The problem | Reproduce the listing verbatim.

____ Supplied material

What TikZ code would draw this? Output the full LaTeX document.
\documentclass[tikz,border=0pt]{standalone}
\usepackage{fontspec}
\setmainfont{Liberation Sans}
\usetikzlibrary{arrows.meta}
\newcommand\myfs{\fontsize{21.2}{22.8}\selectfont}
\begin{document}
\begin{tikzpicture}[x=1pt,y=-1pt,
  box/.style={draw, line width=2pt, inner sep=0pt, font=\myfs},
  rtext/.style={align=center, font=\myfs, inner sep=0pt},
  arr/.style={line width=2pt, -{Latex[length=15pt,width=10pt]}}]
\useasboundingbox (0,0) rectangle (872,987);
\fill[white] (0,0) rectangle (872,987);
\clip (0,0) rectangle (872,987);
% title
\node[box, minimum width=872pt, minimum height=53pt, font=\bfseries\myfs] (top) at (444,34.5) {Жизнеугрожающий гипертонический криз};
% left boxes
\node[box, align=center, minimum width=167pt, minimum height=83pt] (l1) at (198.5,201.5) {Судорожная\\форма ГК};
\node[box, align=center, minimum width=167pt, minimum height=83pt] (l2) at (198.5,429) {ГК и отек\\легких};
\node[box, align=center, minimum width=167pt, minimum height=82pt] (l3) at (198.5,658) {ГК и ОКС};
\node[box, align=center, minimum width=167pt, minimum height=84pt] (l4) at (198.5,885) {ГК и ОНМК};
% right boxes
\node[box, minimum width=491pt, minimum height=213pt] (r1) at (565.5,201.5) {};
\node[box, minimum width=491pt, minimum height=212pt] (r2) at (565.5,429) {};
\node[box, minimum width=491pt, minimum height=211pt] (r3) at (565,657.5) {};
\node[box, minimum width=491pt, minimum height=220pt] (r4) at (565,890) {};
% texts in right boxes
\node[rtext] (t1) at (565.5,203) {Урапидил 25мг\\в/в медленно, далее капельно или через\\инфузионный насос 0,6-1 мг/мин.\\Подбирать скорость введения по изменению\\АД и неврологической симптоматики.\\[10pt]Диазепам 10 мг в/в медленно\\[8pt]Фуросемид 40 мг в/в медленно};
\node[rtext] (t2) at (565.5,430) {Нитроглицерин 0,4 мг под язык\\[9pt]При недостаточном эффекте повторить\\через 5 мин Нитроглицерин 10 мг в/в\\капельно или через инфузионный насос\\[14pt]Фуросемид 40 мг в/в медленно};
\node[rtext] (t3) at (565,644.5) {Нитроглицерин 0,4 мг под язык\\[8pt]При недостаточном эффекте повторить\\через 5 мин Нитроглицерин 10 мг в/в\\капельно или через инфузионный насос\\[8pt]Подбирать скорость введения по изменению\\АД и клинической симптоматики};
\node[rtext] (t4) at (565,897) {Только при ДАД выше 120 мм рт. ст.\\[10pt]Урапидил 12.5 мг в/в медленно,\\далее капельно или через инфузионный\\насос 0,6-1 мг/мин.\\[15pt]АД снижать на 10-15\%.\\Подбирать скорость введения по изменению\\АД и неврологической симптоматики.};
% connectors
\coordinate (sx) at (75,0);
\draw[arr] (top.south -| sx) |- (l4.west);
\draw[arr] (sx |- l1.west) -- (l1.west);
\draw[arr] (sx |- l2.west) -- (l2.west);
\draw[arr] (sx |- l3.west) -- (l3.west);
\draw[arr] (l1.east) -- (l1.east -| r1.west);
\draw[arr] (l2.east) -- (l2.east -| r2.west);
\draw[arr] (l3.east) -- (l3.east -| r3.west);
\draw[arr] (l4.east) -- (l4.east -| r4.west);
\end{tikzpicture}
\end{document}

________

Full answer |
What TikZ code would draw this? Output the full LaTeX document.
\documentclass[tikz,border=0pt]{standalone}
\usepackage{fontspec}
\setmainfont{Liberation Sans}
\usetikzlibrary{arrows.meta}
\newcommand\myfs{\fontsize{21.2}{22.8}\selectfont}
\begin{document}
\begin{tikzpicture}[x=1pt,y=-1pt,
  box/.style={draw, line width=2pt, inner sep=0pt, font=\myfs},
  rtext/.style={align=center, font=\myfs, inner sep=0pt},
  arr/.style={line width=2pt, -{Latex[length=15pt,width=10pt]}}]
\useasboundingbox (0,0) rectangle (872,987);
\fill[white] (0,0) rectangle (872,987);
\clip (0,0) rectangle (872,987);
% title
\node[box, minimum width=872pt, minimum height=53pt, font=\bfseries\myfs] (top) at (444,34.5) {Жизнеугрожающий гипертонический криз};
% left boxes
\node[box, align=center, minimum width=167pt, minimum height=83pt] (l1) at (198.5,201.5) {Судорожная\\форма ГК};
\node[box, align=center, minimum width=167pt, minimum height=83pt] (l2) at (198.5,429) {ГК и отек\\легких};
\node[box, align=center, minimum width=167pt, minimum height=82pt] (l3) at (198.5,658) {ГК и ОКС};
\node[box, align=center, minimum width=167pt, minimum height=84pt] (l4) at (198.5,885) {ГК и ОНМК};
% right boxes
\node[box, minimum width=491pt, minimum height=213pt] (r1) at (565.5,201.5) {};
\node[box, minimum width=491pt, minimum height=212pt] (r2) at (565.5,429) {};
\node[box, minimum width=491pt, minimum height=211pt] (r3) at (565,657.5) {};
\node[box, minimum width=491pt, minimum height=220pt] (r4) at (565,890) {};
% texts in right boxes
\node[rtext] (t1) at (565.5,203) {Урапидил 25мг\\в/в медленно, далее капельно или через\\инфузионный насос 0,6-1 мг/мин.\\Подбирать скорость введения по изменению\\АД и неврологической симптоматики.\\[10pt]Диазепам 10 мг в/в медленно\\[8pt]Фуросемид 40 мг в/в медленно};
\node[rtext] (t2) at (565.5,430) {Нитроглицерин 0,4 мг под язык\\[9pt]При недостаточном эффекте повторить\\через 5 мин Нитроглицерин 10 мг в/в\\капельно или через инфузионный насос\\[14pt]Фуросемид 40 мг в/в медленно};
\node[rtext] (t3) at (565,644.5) {Нитроглицерин 0,4 мг под язык\\[8pt]При недостаточном эффекте повторить\\через 5 мин Нитроглицерин 10 мг в/в\\капельно или через инфузионный насос\\[8pt]Подбирать скорость введения по изменению\\АД и клинической симптоматики};
\node[rtext] (t4) at (565,897) {Только при ДАД выше 120 мм рт. ст.\\[10pt]Урапидил 12.5 мг в/в медленно,\\далее капельно или через инфузионный\\насос 0,6-1 мг/мин.\\[15pt]АД снижать на 10-15\%.\\Подбирать скорость введения по изменению\\АД и неврологической симптоматики.};
% connectors
\coordinate (sx) at (75,0);
\draw[arr] (top.south -| sx) |- (l4.west);
\draw[arr] (sx |- l1.west) -- (l1.west);
\draw[arr] (sx |- l2.west) -- (l2.west);
\draw[arr] (sx |- l3.west) -- (l3.west);
\draw[arr] (l1.east) -- (l1.east -| r1.west);
\draw[arr] (l2.east) -- (l2.east -| r2.west);
\draw[arr] (l3.east) -- (l3.east -| r3.west);
\draw[arr] (l4.east) -- (l4.east -| r4.west);
\end{tikzpicture}
\end{document}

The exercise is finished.